Цель хорошей сказочной истории не в том, чтобы скрыть мрачные картины мира. Оригинальные сказки братьев Гримм (в отличие от дезинфицированных диснеевских версий) были полны детоубийств, каннибализма и ужасов. Признак хорошей сказочной истории, писал Толкиен, в другом: «В том, что какими бы фантастическими или ужасными ни были приключения, когда наступает «поворот», у ребенка или взрослого слушателя захватывает дух, а сердце взмывает так, словно вот-вот заплачешь (или действительно плачешь)».
Все что у нас есть — это надежда
Религиозный подтекст здесь не случаен. Толкин был католиком и высоко чтил искупление и благодать, которые содержатся в библейских повествованиях. Марсель, насколько нам известно, не читал Толкина, но его собственная философия надежды имеет поразительное сходство.

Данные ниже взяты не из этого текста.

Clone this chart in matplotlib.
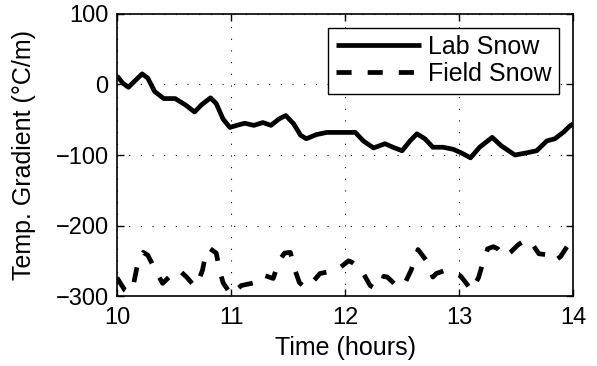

То, что Толкин называет эвкатастрофой, или окончательным избавлением, Марсель называет надеждой: «Надежда состоит в утверждении, что в основе бытия, вне всяких данных, вне всяких описей и расчетов, лежит некий таинственный принцип, который поддерживает меня».
Надежда — это вера в то, что в мире есть порядок. Порядок, при котором все будет хорошо. Это своего рода вера, которая просто отказывается принимать то, что все сломано, или что несчастья, страдания и смерть — это все, что существует. Марсель был христианином, но его убеждения применимы к любому человеку. Надеющиеся люди мира — это те, кто считает, что Вселенная на их стороне. Вопреки «всему опыту, вероятности, статистике», они видят, что «данный порядок будет восстановлен». Надежда — это не желание. Это не оптимизм или наивность, но утверждение. Она говорит миру: «Нет, все будет не так. Все будет лучше». И Марсель, и Толкин считают, что только с помощью надежды можно победить отчаяние.
С тьмой нельзя торговаться или умолять ее. Как пылающий факел, сияйте надеждой ярко и яростно.